イランは、世界におけるナツメヤシの主な生産地です。この果実は、イランの重要な農産品のひとつで、イランにおけるナツメヤシの栽培面積は20万ヘクタールを超えています。FAO国連食料農業機関の2013年の統計によれば、イランは世界第4位のナツメヤシの生産地とされています。
世界には3000種類を超えるナツメヤシが存在するといわれています。イランではそのうちの400種類が生産されており、それぞれに色や大きさ、味が異なり、柔らかいもの、比較的乾燥しているもの、そして完全に乾燥しているものの3種類に分けることができます。
ナツメヤシの収穫期となる暑い季節に、フーゼスターン、ホルモズガーン、ファールス、ブーシェフル、ケルマーン、スィースターンバルーチェスターンといったイラン南部の地域を訪れると、腰に強固なベルトを縛りつけて背の高いナツメヤシの木に登り、ナツメヤシの実が房状にぶら下がっている大きな塊をもぎとっている人々の姿を目にすることがあるでしょう。このひと房の重さは、6キロから12キロにもなります。
イランは、世界におけるナツメヤシの主な輸出国で、世界のナツメヤシの輸出額のおよそ4分の1を締めています。イラン産のナツメヤシは、世界5大陸に輸出され、アフガニスタン、パキスタン、トルコなどの近隣諸国から、カナダ、オーストラリア、ニュージーランドなどにも及んでいます。
原料の売却を防止し、付加価値をつけるため、近年、イランの農業関係者は、包装産業や加工産業に投資を行ってきました。現在、ナツメヤシの濃縮液などの加工品が手に入るようになっています。
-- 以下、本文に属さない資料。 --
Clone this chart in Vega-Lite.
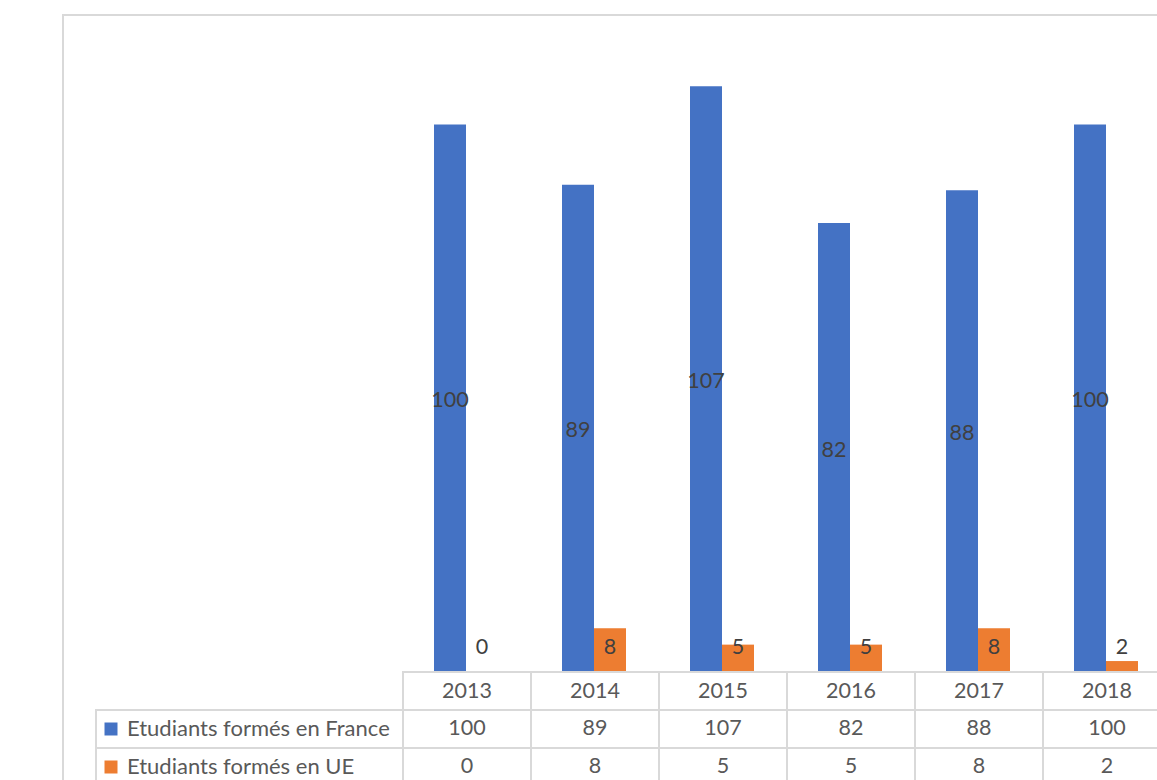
{
  "$schema": "https://vega.github.io/schema/vega-lite/v6.json",
  "width": 1124,
  "height": 795,
  "autosize": "none",
  "padding": {"left": 63, "top": 15, "right": -30, "bottom": -30},
  "background": "white",
  "config": {
    "view": {"stroke": "#d9d9d9", "strokeWidth": 2},
    "font": "Lato",
    "text": {"font": "Lato"}
  },
  "datasets": {
    "main": [
      {"year": "2013", "series": "Etudiants formés en France", "value": 100},
      {"year": "2014", "series": "Etudiants formés en France", "value": 89},
      {"year": "2015", "series": "Etudiants formés en France", "value": 107},
      {"year": "2016", "series": "Etudiants formés en France", "value": 82},
      {"year": "2017", "series": "Etudiants formés en France", "value": 88},
      {"year": "2018", "series": "Etudiants formés en France", "value": 100},
      {"year": "2013", "series": "Etudiants formés en UE", "value": 0},
      {"year": "2014", "series": "Etudiants formés en UE", "value": 8},
      {"year": "2015", "series": "Etudiants formés en UE", "value": 5},
      {"year": "2016", "series": "Etudiants formés en UE", "value": 5},
      {"year": "2017", "series": "Etudiants formés en UE", "value": 8},
      {"year": "2018", "series": "Etudiants formés en UE", "value": 2}
    ]
  },
  "data": {"name": "main"},
  "resolve": {"scale": {"x": "independent", "y": "independent"}},
  "layer": [
    {
      "layer": [
        {
          "mark": {"type": "bar"},
          "encoding": {
            "x": {"field": "year", "type": "ordinal", "axis": null,
              "scale": {"domain": ["2013","2014","2015","2016","2017","2018"], "range": [339, 1107], "paddingInner": 0, "paddingOuter": 0}},
            "xOffset": {"field": "series", "type": "nominal",
              "scale": {"domain": ["Etudiants formés en France", "Etudiants formés en UE"], "paddingInner": 0, "paddingOuter": 1}},
            "y": {"field": "value", "type": "quantitative", "axis": null,
              "scale": {"domain": [0, 120], "range": [657, 0], "nice": false, "zero": true}},
            "color": {"field": "series", "type": "nominal",
              "scale": {"domain": ["Etudiants formés en France", "Etudiants formés en UE"], "range": ["#4472C4", "#ED7D31"]},
              "legend": {
                "orient": "none", "legendX": 37, "legendY": 703, "title": null,
                "symbolType": "square", "symbolSize": 169, "symbolStrokeWidth": 0,
                "labelFont": "Lato", "labelFontSize": 22, "labelColor": "#595959",
                "labelOffset": 5, "rowPadding": 16, "padding": 0, "labelLimit": 400
              }}
          }
        },
        {
          "transform": [
            {"filter": "datum.series === 'Etudiants formés en France'"},
            {"calculate": "datum.value / 2", "as": "mid"}
          ],
          "mark": {"type": "text", "fontSize": 21.5, "color": "#404040", "baseline": "middle", "align": "center", "dy": 3},
          "encoding": {
            "x": {"field": "year", "type": "ordinal"},
            "xOffset": {"field": "series", "type": "nominal"},
            "y": {"field": "mid", "type": "quantitative"},
            "text": {"field": "value", "type": "quantitative"}
          }
        },
        {
          "transform": [
            {"filter": "datum.series === 'Etudiants formés en UE'"}
          ],
          "mark": {"type": "text", "fontSize": 21.5, "color": "#404040", "baseline": "middle", "align": "center"},
          "encoding": {
            "x": {"field": "year", "type": "ordinal"},
            "xOffset": {"field": "series", "type": "nominal"},
            "y": {"datum": 4.4, "type": "quantitative"},
            "text": {"field": "value", "type": "quantitative"}
          }
        }
      ]
    },
    {
      "layer": [
        {
          "mark": {"type": "rect", "fill": "white", "fillOpacity": 0, "stroke": "#d9d9d9", "strokeWidth": 2},
          "encoding": {
            "x": {"field": "year", "type": "ordinal", "axis": null,
              "scale": {"domain": ["2013","2014","2015","2016","2017","2018"], "range": [340, 1108], "paddingInner": 0, "paddingOuter": 0}},
            "y": {"field": "series", "type": "nominal", "axis": null,
              "scale": {"domain": ["header", "Etudiants formés en France", "Etudiants formés en UE"], "range": [657, 771], "paddingInner": 0, "paddingOuter": 0}}
          }
        },
        {
          "transform": [{"filter": "datum.series === 'Etudiants formés en France'"}],
          "mark": {"type": "rect", "fill": "white", "fillOpacity": 0, "stroke": "#d9d9d9", "strokeWidth": 2},
          "encoding": {
            "x": {"field": "year", "type": "ordinal"},
            "y": {"datum": "header", "type": "nominal"}
          }
        },
        {
          "transform": [{"filter": "datum.series === 'Etudiants formés en France'"}],
          "mark": {"type": "text", "fontSize": 21.5, "color": "#595959", "baseline": "middle", "align": "center", "dy": 1},
          "encoding": {
            "x": {"field": "year", "type": "ordinal", "bandPosition": 0.5},
            "y": {"datum": "header", "type": "nominal", "bandPosition": 0.5},
            "text": {"field": "year", "type": "nominal"}
          }
        },
        {
          "mark": {"type": "text", "fontSize": 21.5, "color": "#595959", "baseline": "middle", "align": "center"},
          "encoding": {
            "x": {"field": "year", "type": "ordinal", "bandPosition": 0.5},
            "y": {"field": "series", "type": "nominal", "bandPosition": 0.5},
            "text": {"field": "value", "type": "quantitative"}
          }
        }
      ]
    },
    {
      "transform": [{"filter": "datum.year === '2013'"}],
      "mark": {"type": "rect", "fill": "white", "fillOpacity": 0, "stroke": "#d9d9d9", "strokeWidth": 2},
      "encoding": {
        "x": {"datum": 0, "type": "quantitative", "axis": null, "scale": {"domain": [0, 1], "range": [33, 340], "nice": false, "zero": false}},
        "x2": {"datum": 1},
        "y": {"field": "series", "type": "nominal", "axis": null,
          "scale": {"domain": ["header", "Etudiants formés en France", "Etudiants formés en UE"], "range": [657, 771], "paddingInner": 0, "paddingOuter": 0}}
      }
    }
  ]
}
最近、イランの研究者らが、保存料を使用しないナツメヤシの缶詰の生産に成功しました。この方法の長所は、ナツメヤシに含まれるポリフェノールを吸収できる点にあります。ポリフェノールは抗酸化作用があり、がんの予防になります。また、缶詰の場合には生産品を輸出するのに時間がかかったとしても問題がありません。